Jeff Hinton, a retired Special Forces master sergeant who runs professionalsoldiers.com, an online community of Special Forces members, recently obtained the records under the federal Freedom of Information Act.
“We’ve busted quite a few frauds,” he says. “We earned [our military credentials] and we paid. We’re professional warriors. [MIIS] owes a huge apology to all the students.”
On Nov. 20, MIIS issued a statement noting Hillar had falsified his academic credentials – he claimed to have a Ph.D. from the University of Oregon. MIIS will allow students to choose another workshop free of charge.
Students and faculty held Hillar in high esteem, according to Archuleta. For the past two years, the school offered $1,500 for the best essay on human trafficking in memory of Sale Hillar, purportedly Hillar’s daughter.
MIIS spokesman Jason Warburg says the school is cooperating with a sheriff’s deputy on the anti-human trafficking unit of the Multnomah County, Ore., Sheriff’s Office, which is also investigating Hillar.
Hillar didn’t return several phone calls requesting comment.
Naval Postgradutate School lecturer Hy Rothstein, a retired Special Forces officer, says one of the areas of expertise in Hillar’s MIIS bio, tactical counter-terrorism, should have raised red flags.

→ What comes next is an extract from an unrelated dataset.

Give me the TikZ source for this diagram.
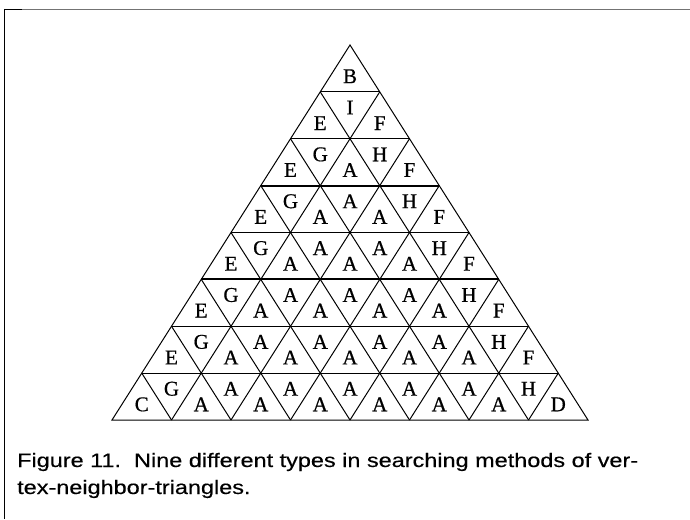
\documentclass[tikz,border=0pt]{standalone}
\usepackage{fontspec}
\usepackage{graphicx}
\setmainfont{Liberation Serif}[FakeBold=0.6]
\newfontfamily\capfont{Liberation Sans}[FakeBold=0.35]
\newsavebox\capbox
\newlength\capw
\def\triw{59.5}
\def\trih{46.875}
\newcommand\rowlabs[2]{%
  \foreach \lab [count=\t from 0] in {#2} {%
    \pgfmathsetmacro\xx{350-#1*\triw/2+(\t+1)*\triw/2}%
    \pgfmathsetmacro\yy{45+(#1-1)*\trih+(mod(\t,2)==0 ? 2*\trih/3 : \trih/3)}%
    \node[lab] (r#1-\t) at (\xx,\yy) {\lab};%
  }%
}
\begin{document}
\sbox\capbox{\capfont\fontsize{19.5}{22}\selectfont Figure 11.\ \ Nine different types in searching methods of ver-}%
\setlength\capw{\wd\capbox}%
\pgfmathsetmacro\capsx{621/\capw}%
\begin{tikzpicture}[x=1pt,y=-1pt,
  tri/.style={line width=1pt, line join=miter},
  thickrow/.style={line width=1.8pt},
  lab/.style={font=\fontsize{21}{21}\selectfont, inner sep=0pt},
  captext/.style={anchor=base west, inner sep=0pt}]
\useasboundingbox (0,0) rectangle (690,519);
\fill[white] (0,0) rectangle (690,519);
% frame
\draw[line width=0.8pt, black!55] (4,9.5) -- (690,9.5);
\draw[line width=1.2pt] (4.6,9) -- (4.6,519);
\draw[line width=1.4pt] (4,9.3) -- (22,9.3);
% grid points
\coordinate (apex) at (350,45);
\coordinate (bl) at (112,420);
\coordinate (br) at (588,420);
\foreach \i in {1,...,7} {
  \coordinate (L\i) at ({112+\i*\triw/2},{420-\i*\trih});
  \coordinate (R\i) at ({588-\i*\triw/2},{420-\i*\trih});
  \coordinate (B\i) at ({112+\i*\triw},420);
}
\draw[tri] (apex) -- (bl) -- (br) -- cycle;
\foreach \i in {1,...,7} {
  \pgfmathtruncatemacro\m{8-\i}
  \draw[tri] (L\i) -- (R\i);
  \draw[tri] (B\i) -- (L\i);
  \draw[tri] (B\i) -- (R\m);
}
\draw[thickrow] (L5) -- (R5);
\draw[thickrow] (L3) -- (R3);
% labels
\rowlabs{1}{B}
\rowlabs{2}{E,I,F}
\rowlabs{3}{E,G,A,H,F}
\rowlabs{4}{E,G,A,A,A,H,F}
\rowlabs{5}{E,G,A,A,A,A,A,H,F}
\rowlabs{6}{E,G,A,A,A,A,A,A,A,H,F}
\rowlabs{7}{E,G,A,A,A,A,A,A,A,A,A,H,F}
\rowlabs{8}{C,G,A,A,A,A,A,A,A,A,A,A,A,H,D}
% caption
\node[captext] (cap1) at (17,467) {\scalebox{\capsx}[1]{\usebox\capbox}};
\node[captext] (cap2) at (17,494) {\scalebox{\capsx}[1]{\capfont\fontsize{19.5}{22}\selectfont tex-neighbor-triangles.}};
\end{tikzpicture}
\end{document}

“That’s bullshit,” Rothstein says, adding that while some Special Forces units engage in counter-terrorism, none use the term “tactical counter-terrorism.”
Hinton calls the term “moronic.”
Hillar also faked out the University of Oregon, as well as law enforcement groups and the local American Red Cross, where he also gave training.
MIIS student Brian Hubbs, who undertook his own investigation of the instructor, says Hillar sparked dozens of students to combat human trafficking in their careers, but still used the alleged false front for personal gain.
“It was all done for selfish reasons,” Hubbs says.